----- Given data -----

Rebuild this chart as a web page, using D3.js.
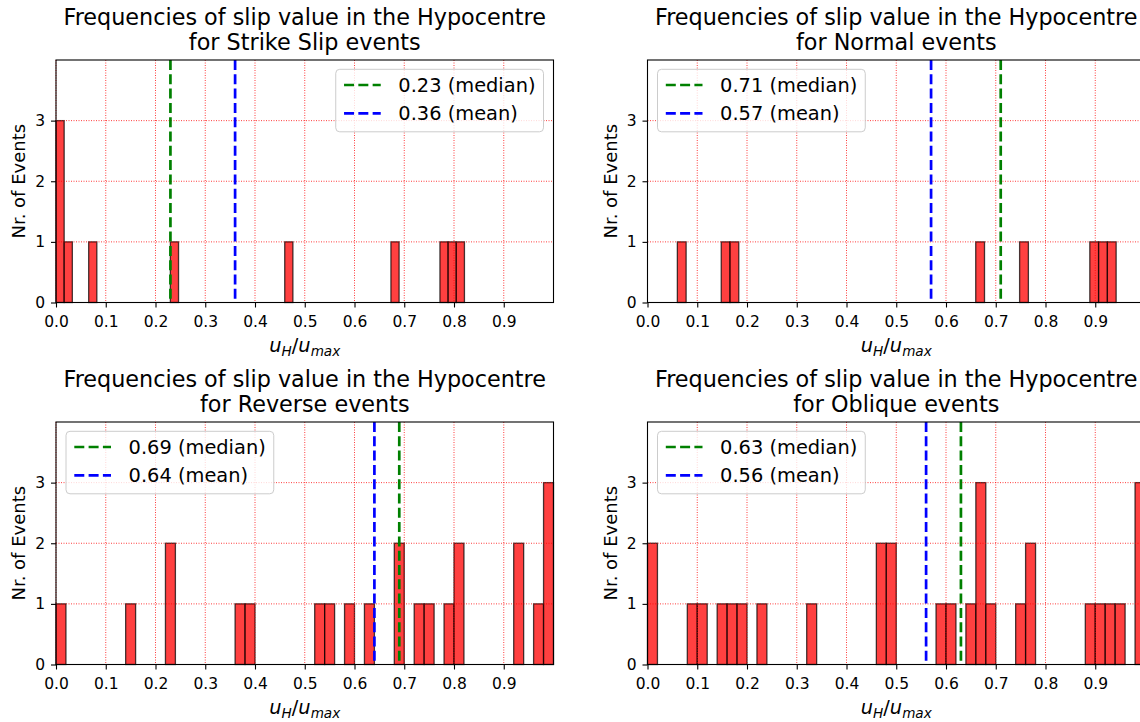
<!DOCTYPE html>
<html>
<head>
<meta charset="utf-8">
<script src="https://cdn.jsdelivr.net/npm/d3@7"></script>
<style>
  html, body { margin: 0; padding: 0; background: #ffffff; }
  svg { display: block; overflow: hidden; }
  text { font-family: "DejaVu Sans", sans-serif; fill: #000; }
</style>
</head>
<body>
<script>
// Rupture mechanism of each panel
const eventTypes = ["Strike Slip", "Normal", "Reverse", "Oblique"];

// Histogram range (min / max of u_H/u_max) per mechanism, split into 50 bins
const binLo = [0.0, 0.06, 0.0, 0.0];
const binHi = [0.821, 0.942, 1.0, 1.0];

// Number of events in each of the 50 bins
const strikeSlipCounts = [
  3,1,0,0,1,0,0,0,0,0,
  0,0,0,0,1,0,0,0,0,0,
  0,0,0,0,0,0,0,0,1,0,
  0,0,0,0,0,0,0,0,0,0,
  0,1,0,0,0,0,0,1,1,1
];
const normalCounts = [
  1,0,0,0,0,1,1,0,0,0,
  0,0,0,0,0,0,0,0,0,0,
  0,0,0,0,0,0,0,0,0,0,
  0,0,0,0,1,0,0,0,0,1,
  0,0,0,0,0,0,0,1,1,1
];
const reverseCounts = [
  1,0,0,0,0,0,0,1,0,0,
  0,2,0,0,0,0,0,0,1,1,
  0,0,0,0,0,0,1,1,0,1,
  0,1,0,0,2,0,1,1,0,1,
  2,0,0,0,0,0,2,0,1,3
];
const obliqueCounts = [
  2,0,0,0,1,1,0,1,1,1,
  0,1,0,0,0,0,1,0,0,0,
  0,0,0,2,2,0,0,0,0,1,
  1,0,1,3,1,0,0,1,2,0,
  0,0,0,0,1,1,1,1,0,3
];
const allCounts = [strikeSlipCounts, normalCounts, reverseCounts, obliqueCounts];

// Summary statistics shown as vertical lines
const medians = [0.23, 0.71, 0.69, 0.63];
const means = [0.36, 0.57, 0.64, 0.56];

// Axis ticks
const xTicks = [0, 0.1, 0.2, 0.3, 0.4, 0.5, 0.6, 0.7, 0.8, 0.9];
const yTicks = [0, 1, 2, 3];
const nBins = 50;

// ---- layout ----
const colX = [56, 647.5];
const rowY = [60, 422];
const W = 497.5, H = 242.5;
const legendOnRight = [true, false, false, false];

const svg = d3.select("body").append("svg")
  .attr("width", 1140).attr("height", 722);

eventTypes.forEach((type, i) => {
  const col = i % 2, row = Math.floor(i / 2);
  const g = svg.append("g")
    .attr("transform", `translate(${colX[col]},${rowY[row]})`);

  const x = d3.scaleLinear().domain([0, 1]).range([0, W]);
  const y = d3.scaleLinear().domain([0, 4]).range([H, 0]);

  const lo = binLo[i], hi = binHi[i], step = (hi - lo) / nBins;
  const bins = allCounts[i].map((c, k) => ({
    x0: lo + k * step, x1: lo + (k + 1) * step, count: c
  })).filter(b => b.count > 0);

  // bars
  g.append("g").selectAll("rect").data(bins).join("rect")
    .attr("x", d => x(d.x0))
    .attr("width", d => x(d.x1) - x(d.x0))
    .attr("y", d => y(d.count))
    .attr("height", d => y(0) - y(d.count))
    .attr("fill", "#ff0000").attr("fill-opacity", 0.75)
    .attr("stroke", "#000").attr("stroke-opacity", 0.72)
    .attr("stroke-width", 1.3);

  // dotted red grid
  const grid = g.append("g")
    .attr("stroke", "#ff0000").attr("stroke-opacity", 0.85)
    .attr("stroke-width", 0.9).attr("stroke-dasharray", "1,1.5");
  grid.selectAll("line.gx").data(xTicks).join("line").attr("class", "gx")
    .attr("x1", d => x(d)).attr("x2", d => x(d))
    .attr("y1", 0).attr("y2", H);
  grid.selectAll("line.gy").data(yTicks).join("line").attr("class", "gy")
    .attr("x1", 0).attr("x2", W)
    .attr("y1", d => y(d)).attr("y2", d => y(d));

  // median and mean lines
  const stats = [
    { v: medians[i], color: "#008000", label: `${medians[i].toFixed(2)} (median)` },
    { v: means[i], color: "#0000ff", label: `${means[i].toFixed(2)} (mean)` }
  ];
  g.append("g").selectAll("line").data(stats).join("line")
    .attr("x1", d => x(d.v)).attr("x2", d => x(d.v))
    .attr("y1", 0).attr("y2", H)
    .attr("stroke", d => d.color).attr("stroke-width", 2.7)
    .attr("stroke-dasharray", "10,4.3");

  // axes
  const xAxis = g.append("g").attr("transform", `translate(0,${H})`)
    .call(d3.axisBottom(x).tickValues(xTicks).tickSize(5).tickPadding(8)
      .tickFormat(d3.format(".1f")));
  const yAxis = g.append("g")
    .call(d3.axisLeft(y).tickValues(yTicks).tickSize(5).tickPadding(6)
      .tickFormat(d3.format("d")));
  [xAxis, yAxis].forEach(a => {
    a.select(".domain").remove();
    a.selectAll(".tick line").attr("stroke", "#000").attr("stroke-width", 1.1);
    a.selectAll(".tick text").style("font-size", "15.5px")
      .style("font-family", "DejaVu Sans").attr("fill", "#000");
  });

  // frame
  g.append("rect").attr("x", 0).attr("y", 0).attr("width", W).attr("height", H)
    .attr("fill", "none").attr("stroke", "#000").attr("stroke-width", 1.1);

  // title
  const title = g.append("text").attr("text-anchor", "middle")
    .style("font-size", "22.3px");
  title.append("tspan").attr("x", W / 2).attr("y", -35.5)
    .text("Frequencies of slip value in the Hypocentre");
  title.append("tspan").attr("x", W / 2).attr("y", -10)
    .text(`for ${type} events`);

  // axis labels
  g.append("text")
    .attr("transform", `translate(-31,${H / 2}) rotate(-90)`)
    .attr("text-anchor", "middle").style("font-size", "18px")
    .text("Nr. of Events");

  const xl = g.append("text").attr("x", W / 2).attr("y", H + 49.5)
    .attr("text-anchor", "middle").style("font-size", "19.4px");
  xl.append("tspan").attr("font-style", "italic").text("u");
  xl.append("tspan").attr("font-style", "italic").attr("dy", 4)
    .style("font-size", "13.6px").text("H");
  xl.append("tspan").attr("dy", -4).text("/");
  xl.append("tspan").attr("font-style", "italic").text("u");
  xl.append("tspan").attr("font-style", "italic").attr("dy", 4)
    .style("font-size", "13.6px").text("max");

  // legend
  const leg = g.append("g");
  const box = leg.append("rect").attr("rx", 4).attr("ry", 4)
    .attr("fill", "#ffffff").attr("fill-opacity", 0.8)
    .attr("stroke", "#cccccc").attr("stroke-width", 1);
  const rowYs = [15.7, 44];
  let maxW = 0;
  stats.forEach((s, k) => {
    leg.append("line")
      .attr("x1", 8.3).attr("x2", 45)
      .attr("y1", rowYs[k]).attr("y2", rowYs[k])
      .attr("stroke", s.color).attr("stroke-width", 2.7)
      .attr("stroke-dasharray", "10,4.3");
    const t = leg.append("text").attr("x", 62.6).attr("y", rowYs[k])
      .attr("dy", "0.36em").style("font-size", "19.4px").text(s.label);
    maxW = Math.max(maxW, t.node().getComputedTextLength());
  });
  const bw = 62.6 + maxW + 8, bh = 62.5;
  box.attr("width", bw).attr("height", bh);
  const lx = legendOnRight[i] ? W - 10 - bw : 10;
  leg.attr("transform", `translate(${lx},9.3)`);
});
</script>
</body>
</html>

-----

▶ _Directions_
Pictures in the data above should not be copied; transcribe everything else exactly.

▶ _Answer to this task_
Rebuild this chart as a web page, using D3.js.
<!DOCTYPE html>
<html>
<head>
<meta charset="utf-8">
<script src="https://cdn.jsdelivr.net/npm/d3@7"></script>
<style>
  html, body { margin: 0; padding: 0; background: #ffffff; }
  svg { display: block; overflow: hidden; }
  text { font-family: "DejaVu Sans", sans-serif; fill: #000; }
</style>
</head>
<body>
<script>
// Rupture mechanism of each panel
const eventTypes = ["Strike Slip", "Normal", "Reverse", "Oblique"];

// Histogram range (min / max of u_H/u_max) per mechanism, split into 50 bins
const binLo = [0.0, 0.06, 0.0, 0.0];
const binHi = [0.821, 0.942, 1.0, 1.0];

// Number of events in each of the 50 bins
const strikeSlipCounts = [
  3,1,0,0,1,0,0,0,0,0,
  0,0,0,0,1,0,0,0,0,0,
  0,0,0,0,0,0,0,0,1,0,
  0,0,0,0,0,0,0,0,0,0,
  0,1,0,0,0,0,0,1,1,1
];
const normalCounts = [
  1,0,0,0,0,1,1,0,0,0,
  0,0,0,0,0,0,0,0,0,0,
  0,0,0,0,0,0,0,0,0,0,
  0,0,0,0,1,0,0,0,0,1,
  0,0,0,0,0,0,0,1,1,1
];
const reverseCounts = [
  1,0,0,0,0,0,0,1,0,0,
  0,2,0,0,0,0,0,0,1,1,
  0,0,0,0,0,0,1,1,0,1,
  0,1,0,0,2,0,1,1,0,1,
  2,0,0,0,0,0,2,0,1,3
];
const obliqueCounts = [
  2,0,0,0,1,1,0,1,1,1,
  0,1,0,0,0,0,1,0,0,0,
  0,0,0,2,2,0,0,0,0,1,
  1,0,1,3,1,0,0,1,2,0,
  0,0,0,0,1,1,1,1,0,3
];
const allCounts = [strikeSlipCounts, normalCounts, reverseCounts, obliqueCounts];

// Summary statistics shown as vertical lines
const medians = [0.23, 0.71, 0.69, 0.63];
const means = [0.36, 0.57, 0.64, 0.56];

// Axis ticks
const xTicks = [0, 0.1, 0.2, 0.3, 0.4, 0.5, 0.6, 0.7, 0.8, 0.9];
const yTicks = [0, 1, 2, 3];
const nBins = 50;

// ---- layout ----
const colX = [56, 647.5];
const rowY = [60, 422];
const W = 497.5, H = 242.5;
const legendOnRight = [true, false, false, false];

const svg = d3.select("body").append("svg")
  .attr("width", 1140).attr("height", 722);

eventTypes.forEach((type, i) => {
  const col = i % 2, row = Math.floor(i / 2);
  const g = svg.append("g")
    .attr("transform", `translate(${colX[col]},${rowY[row]})`);

  const x = d3.scaleLinear().domain([0, 1]).range([0, W]);
  const y = d3.scaleLinear().domain([0, 4]).range([H, 0]);

  const lo = binLo[i], hi = binHi[i], step = (hi - lo) / nBins;
  const bins = allCounts[i].map((c, k) => ({
    x0: lo + k * step, x1: lo + (k + 1) * step, count: c
  })).filter(b => b.count > 0);

  // bars
  g.append("g").selectAll("rect").data(bins).join("rect")
    .attr("x", d => x(d.x0))
    .attr("width", d => x(d.x1) - x(d.x0))
    .attr("y", d => y(d.count))
    .attr("height", d => y(0) - y(d.count))
    .attr("fill", "#ff0000").attr("fill-opacity", 0.75)
    .attr("stroke", "#000").attr("stroke-opacity", 0.72)
    .attr("stroke-width", 1.3);

  // dotted red grid
  const grid = g.append("g")
    .attr("stroke", "#ff0000").attr("stroke-opacity", 0.85)
    .attr("stroke-width", 0.9).attr("stroke-dasharray", "1,1.5");
  grid.selectAll("line.gx").data(xTicks).join("line").attr("class", "gx")
    .attr("x1", d => x(d)).attr("x2", d => x(d))
    .attr("y1", 0).attr("y2", H);
  grid.selectAll("line.gy").data(yTicks).join("line").attr("class", "gy")
    .attr("x1", 0).attr("x2", W)
    .attr("y1", d => y(d)).attr("y2", d => y(d));

  // median and mean lines
  const stats = [
    { v: medians[i], color: "#008000", label: `${medians[i].toFixed(2)} (median)` },
    { v: means[i], color: "#0000ff", label: `${means[i].toFixed(2)} (mean)` }
  ];
  g.append("g").selectAll("line").data(stats).join("line")
    .attr("x1", d => x(d.v)).attr("x2", d => x(d.v))
    .attr("y1", 0).attr("y2", H)
    .attr("stroke", d => d.color).attr("stroke-width", 2.7)
    .attr("stroke-dasharray", "10,4.3");

  // axes
  const xAxis = g.append("g").attr("transform", `translate(0,${H})`)
    .call(d3.axisBottom(x).tickValues(xTicks).tickSize(5).tickPadding(8)
      .tickFormat(d3.format(".1f")));
  const yAxis = g.append("g")
    .call(d3.axisLeft(y).tickValues(yTicks).tickSize(5).tickPadding(6)
      .tickFormat(d3.format("d")));
  [xAxis, yAxis].forEach(a => {
    a.select(".domain").remove();
    a.selectAll(".tick line").attr("stroke", "#000").attr("stroke-width", 1.1);
    a.selectAll(".tick text").style("font-size", "15.5px")
      .style("font-family", "DejaVu Sans").attr("fill", "#000");
  });

  // frame
  g.append("rect").attr("x", 0).attr("y", 0).attr("width", W).attr("height", H)
    .attr("fill", "none").attr("stroke", "#000").attr("stroke-width", 1.1);

  // title
  const title = g.append("text").attr("text-anchor", "middle")
    .style("font-size", "22.3px");
  title.append("tspan").attr("x", W / 2).attr("y", -35.5)
    .text("Frequencies of slip value in the Hypocentre");
  title.append("tspan").attr("x", W / 2).attr("y", -10)
    .text(`for ${type} events`);

  // axis labels
  g.append("text")
    .attr("transform", `translate(-31,${H / 2}) rotate(-90)`)
    .attr("text-anchor", "middle").style("font-size", "18px")
    .text("Nr. of Events");

  const xl = g.append("text").attr("x", W / 2).attr("y", H + 49.5)
    .attr("text-anchor", "middle").style("font-size", "19.4px");
  xl.append("tspan").attr("font-style", "italic").text("u");
  xl.append("tspan").attr("font-style", "italic").attr("dy", 4)
    .style("font-size", "13.6px").text("H");
  xl.append("tspan").attr("dy", -4).text("/");
  xl.append("tspan").attr("font-style", "italic").text("u");
  xl.append("tspan").attr("font-style", "italic").attr("dy", 4)
    .style("font-size", "13.6px").text("max");

  // legend
  const leg = g.append("g");
  const box = leg.append("rect").attr("rx", 4).attr("ry", 4)
    .attr("fill", "#ffffff").attr("fill-opacity", 0.8)
    .attr("stroke", "#cccccc").attr("stroke-width", 1);
  const rowYs = [15.7, 44];
  let maxW = 0;
  stats.forEach((s, k) => {
    leg.append("line")
      .attr("x1", 8.3).attr("x2", 45)
      .attr("y1", rowYs[k]).attr("y2", rowYs[k])
      .attr("stroke", s.color).attr("stroke-width", 2.7)
      .attr("stroke-dasharray", "10,4.3");
    const t = leg.append("text").attr("x", 62.6).attr("y", rowYs[k])
      .attr("dy", "0.36em").style("font-size", "19.4px").text(s.label);
    maxW = Math.max(maxW, t.node().getComputedTextLength());
  });
  const bw = 62.6 + maxW + 8, bh = 62.5;
  box.attr("width", bw).attr("height", bh);
  const lx = legendOnRight[i] ? W - 10 - bw : 10;
  leg.attr("transform", `translate(${lx},9.3)`);
});
</script>
</body>
</html>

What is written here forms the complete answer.